Tropical Cyclone Jack has rapidly developed over the warm waters of the Indian Ocean in the past 24 hours, making it the 10th system to be named this season.
Early this morning, a tropical low pressure system swiftly deepened just within the Australian region (90 degrees East) to form Tropical Cyclone Jack. The warm 28+ degree sea surface temperatures aided in the intensification of this system as its central pressure dropped to 992 hPa and wind speeds accelerated to 120 km/h.
This system is currently located well offshore, more than 2500 km from the western most part of the continent, however it is expected to further intensify over the remainder of the weekend.
Jack is expected to move in a southwesterly direction today before tracking south and deepening tomorrow.
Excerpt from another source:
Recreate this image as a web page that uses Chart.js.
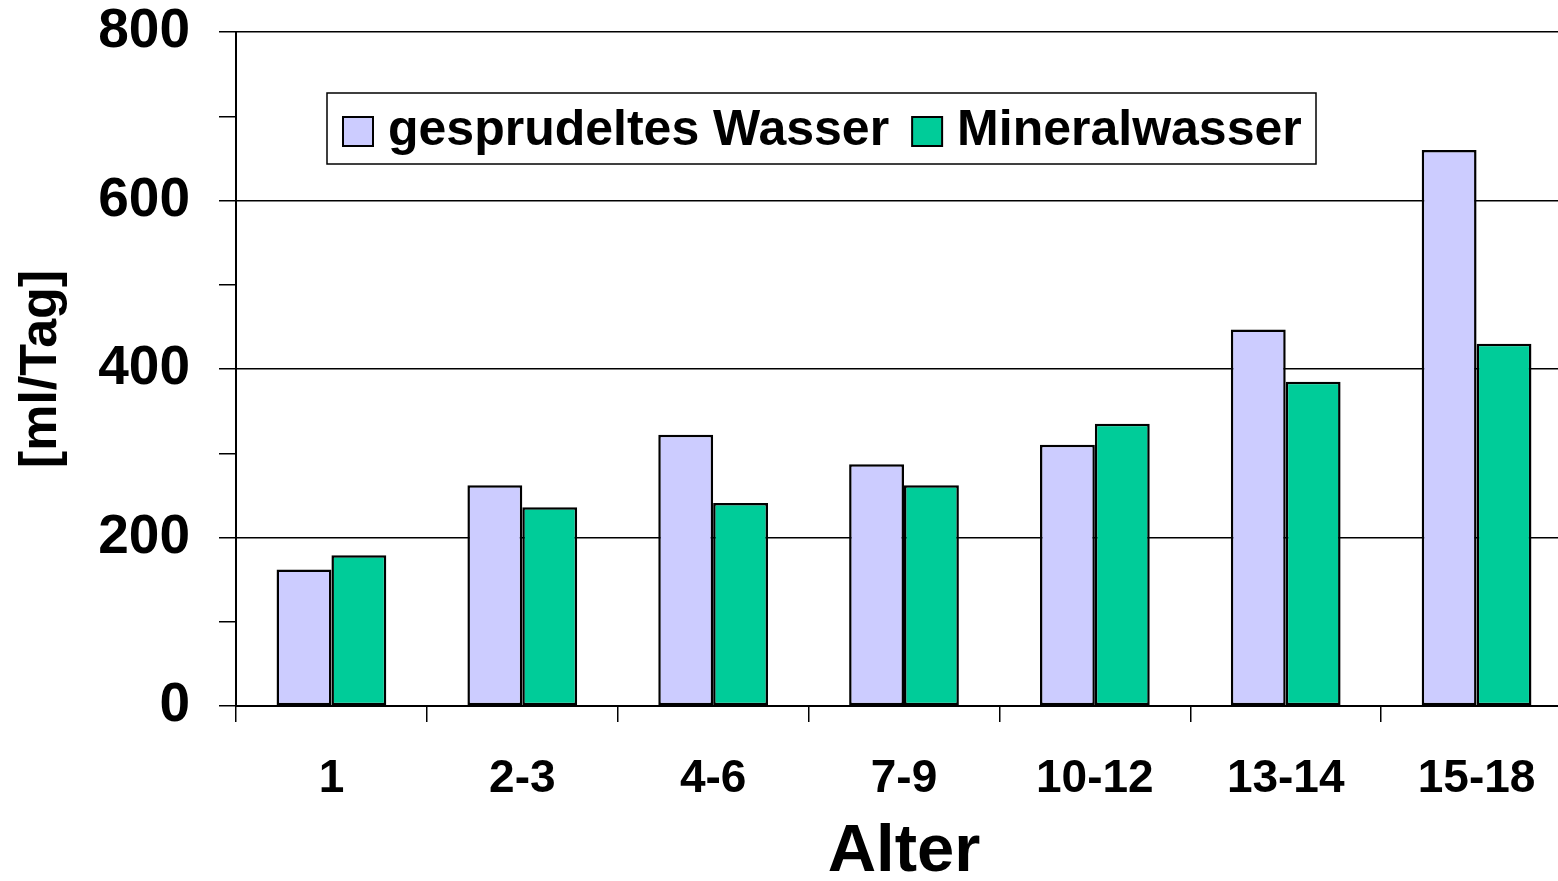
<!DOCTYPE html>
<html>
<head>
<meta charset="utf-8">
<script src="https://cdn.jsdelivr.net/npm/chart.js@4/dist/chart.umd.min.js"></script>
<style>
  html, body { margin: 0; padding: 0; background: #fff; overflow: hidden; }
  #wrap { position: relative; width: 1590px; height: 881px; }
</style>
</head>
<body>
<div id="wrap"><canvas id="wasser__chart"></canvas></div>
<script>
// Wasserkonsum nach Alter
let altersgruppen = ['1', '2-3', '4-6', '7-9', '10-12', '13-14', '15-18'];
let gesprudelt = [162, 262, 322, 287, 310, 447, 660];
let mineral = [179, 236, 241, 262, 335, 385, 430];
let serienNamen = ['gesprudeltes Wasser', 'Mineralwasser'];
let farben = ['#CCCCFF', '#00CC99'];
let yTicks = [0, 200, 400, 600, 800];

const schrift = 'Liberation Sans, Arial, sans-serif';

// Legende im Diagramm, mit Rahmen
const legendeImPlot = {
	id: 'legendeImPlot',
	afterDraw(chart) {
		const {ctx, chartArea} = chart;
		let x0 = chartArea.left + 91,
			y0 = chartArea.top + 61,
			w = 989,
			h = 71;
		ctx.save();
		ctx.fillStyle = '#fff';
		ctx.fillRect(x0, y0, w, h);
		ctx.lineWidth = 1.5;
		ctx.strokeStyle = '#000';
		ctx.strokeRect(x0, y0, w, h);
		ctx.font = 'bold 50px ' + schrift;
		ctx.textBaseline = 'middle';
		let x = x0 + 16;
		chart.data.datasets.forEach(ds => {
			ctx.fillStyle = ds.backgroundColor;
			ctx.fillRect(x, y0 + 24, 30, 29);
			ctx.lineWidth = 2;
			ctx.strokeRect(x, y0 + 24, 30, 29);
			x += 45;
			ctx.fillStyle = '#000';
			ctx.fillText(ds.label, x, y0 + 38);
			x += ctx.measureText(ds.label).width + 23;
		});
		ctx.restore();
	}
};

let ctx = document.getElementById('wasser__chart').getContext('2d');
let chart = new Chart(ctx, {
	type: 'bar',
	data: {
		labels: altersgruppen,
		datasets: [gesprudelt, mineral].map((werte, i) => ({
			label: serienNamen[i],
			data: werte,
			backgroundColor: farben[i],
			borderColor: '#000',
			borderWidth: 2.5,
			borderSkipped: false,
			categoryPercentage: 0.575,
			barPercentage: 1
		}))
	},
	options: {
		responsive: true,
		maintainAspectRatio: false,
		animation: false,
		layout: { padding: { top: 32, right: 18, left: 0, bottom: 0 } },
		plugins: {
			legend: { display: false },
			tooltip: { enabled: false }
		},
		scales: {
			x: {
				afterFit: s => { s.height = 175; },
				grid: {
					offset: true,
					drawOnChartArea: false,
					color: '#000',
					lineWidth: 1.5,
					tickLength: 16
				},
				border: { display: true, color: '#000', width: 2 },
				ticks: {
					color: '#000',
					padding: 30,
					maxRotation: 0,
					font: { family: schrift, size: 46, weight: 'bold', lineHeight: 1.2 }
				},
				title: {
					display: true,
					text: 'Alter',
					color: '#000',
					padding: { top: 0, bottom: 0 },
					font: { family: schrift, size: 67, weight: 'bold', lineHeight: 0.85 }
				}
			},
			y: {
				min: 0,
				max: 800,
				afterFit: s => {
					s.width = 236;
					// tick padding soll nicht den Plotbereich verschieben
					s.paddingTop = 0;
					s.paddingBottom = 0;
				},
				ticks: {
					stepSize: 100,
					color: '#000',
					padding: 29,
					callback: v => yTicks.includes(v) ? v : '',
					font: { family: schrift, size: 55, weight: 'bold', lineHeight: 1 }
				},
				grid: {
					color: c => yTicks.includes(c.tick.value) ? '#000' : 'rgba(0,0,0,0)',
					tickColor: '#000',
					lineWidth: 1.5,
					tickLength: 17
				},
				border: { display: true, color: '#000', width: 2 },
				title: {
					display: true,
					text: '[ml/Tag]',
					color: '#000',
					padding: { top: 10, bottom: 0 },
					font: { family: schrift, size: 52, weight: 'bold', lineHeight: 1.2 }
				}
			}
		}
	},
	plugins: [legendeImPlot]
});
</script>
</body>
</html>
From Monday, the system should continue to move in a south-southeasterly direction however less favourable environmental conditions including cooler sea surface temperatures are likely to contribute to a decrease in intensity.
Jack is not likely to directly impact Western Australia, however as it dissipates into a deep low pressure trough some rain may be carried over southern parts of WA towards the end of the week.
The Australian tropical cyclone season runs through until the end of April, so Jack may well be the last system that we see. In the past however, cyclones have developed outside this time frame so another system cannot be ruled out.
– Picture: Accuweather.com
on 21/04/2014 6:30pm
Note that this Weatherzone story was already 2 days old when republished here.
For the record, Tropical Cyclone Jack reached TC status early on Saturday morning and Category 2 later that day. It has been a severe Category 3 TC since early Sunday morning, although it’s expected to weaken rapidly today (Tuesday).